If you start telling your friends and neighbors that you have an AR-15 for sale and someone appears on your doorstep with $1000, it appears that you won’t require a background check to sell it to him.
The Daily Beast’s Adam Winkler imagines another scenario:
A private seller and a gun buyer who meet at a gun show can simply exit the show and complete the transaction in a nearby parking lot, with no background check. Or they can agree to meet after the show at a convenient location and make the sale, with no background check.
Another important section suggests that family transfers will exempt from background checks.
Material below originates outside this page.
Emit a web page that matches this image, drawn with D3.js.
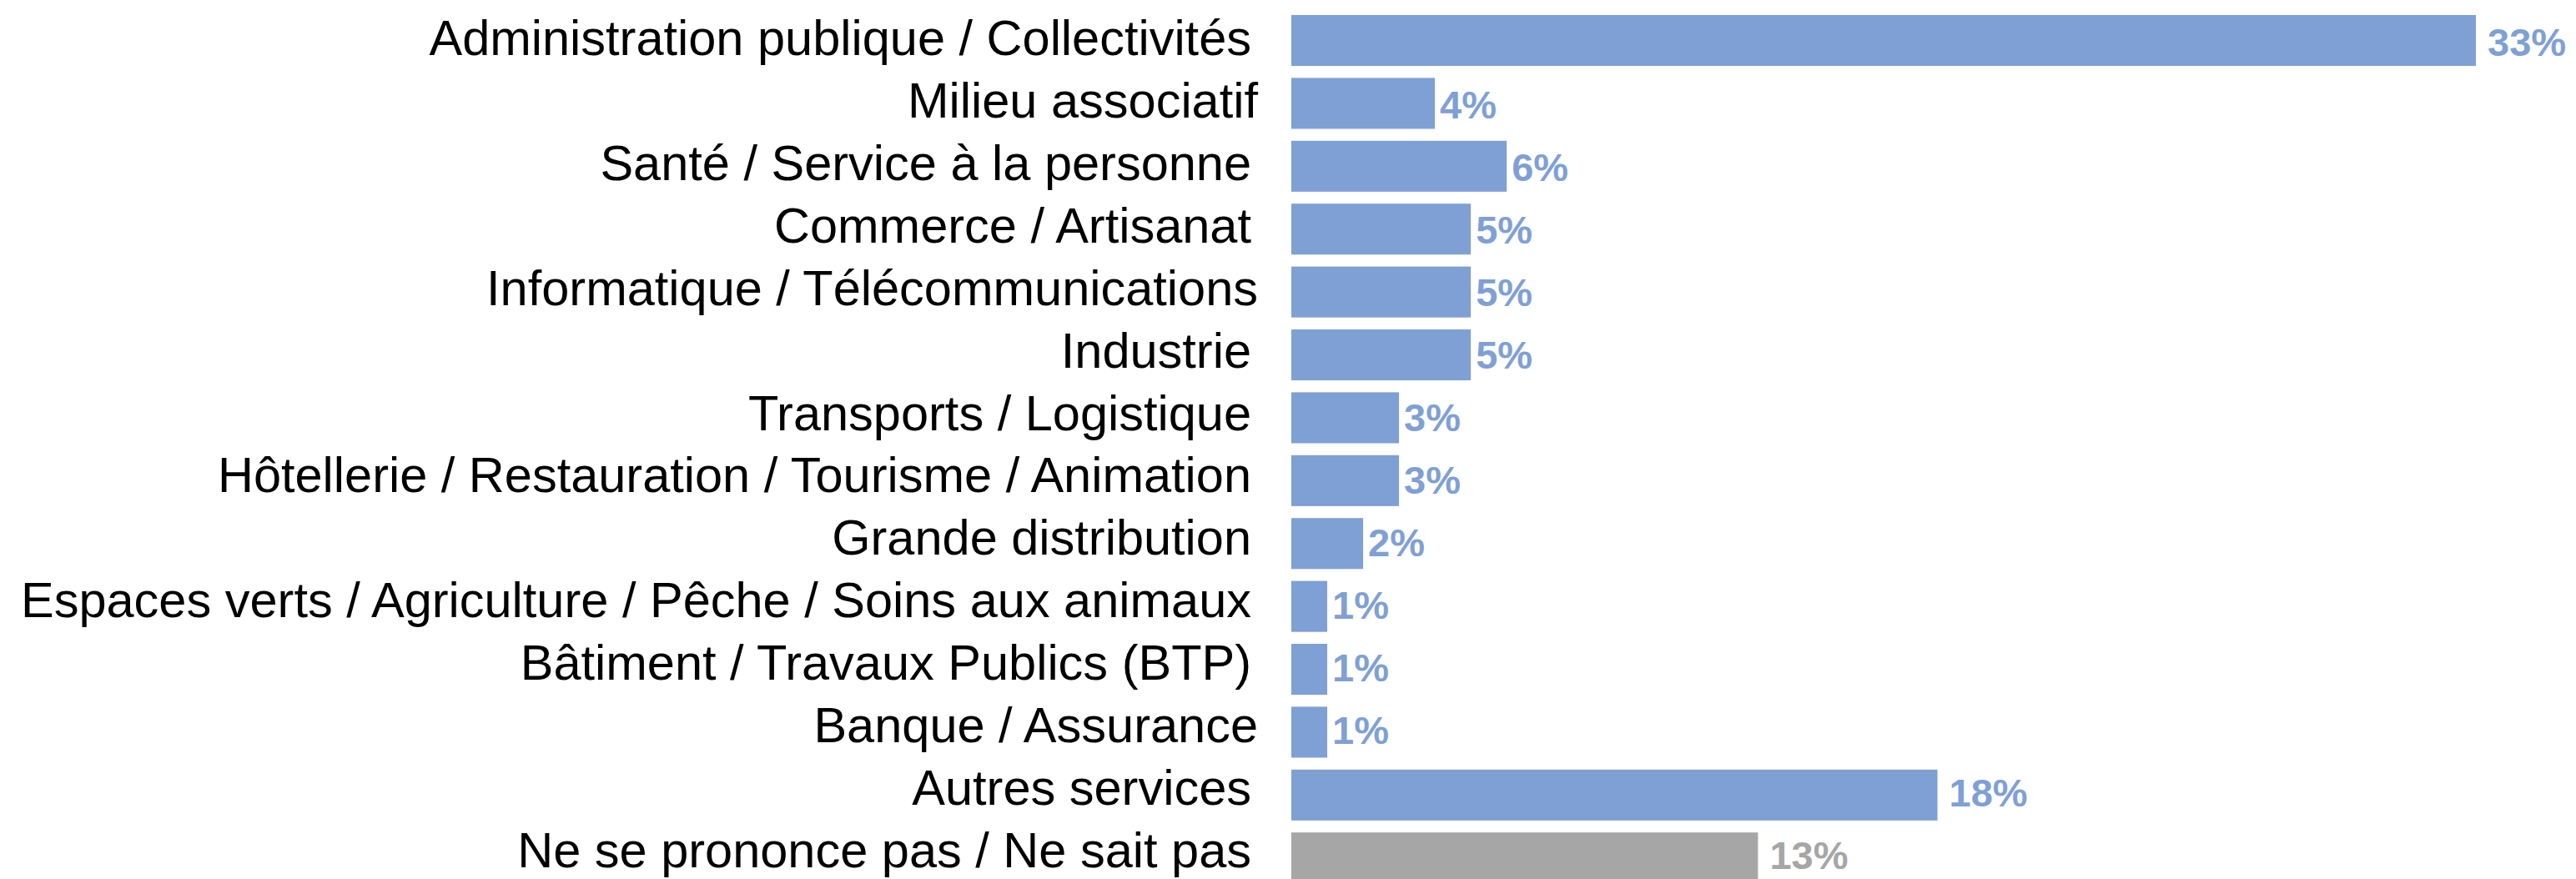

(2) Paragraph (1) shall not apply if- – (C) the transfer is made between spouses, between parents or spouses of parents and their children or spouses of their children, between siblings or spouses of siblings, or between grandparents or spouses of grandparents and their grandchildren or spouses of their grandchildren, or between aunts or uncles or their spouses and their nieces or nephews or their spouses, or between first cousins, if the transferor does not know or have reasonable cause to believe that the transferee is prohibited from receiving or possessing a firearm under Federal, State, or local law;
In this case, it appears that a mother could buy a rifle for her son for his birthday – and although she would receive a background check to purchase the gun, her son would not be expected to get a background check to receive it as a gift.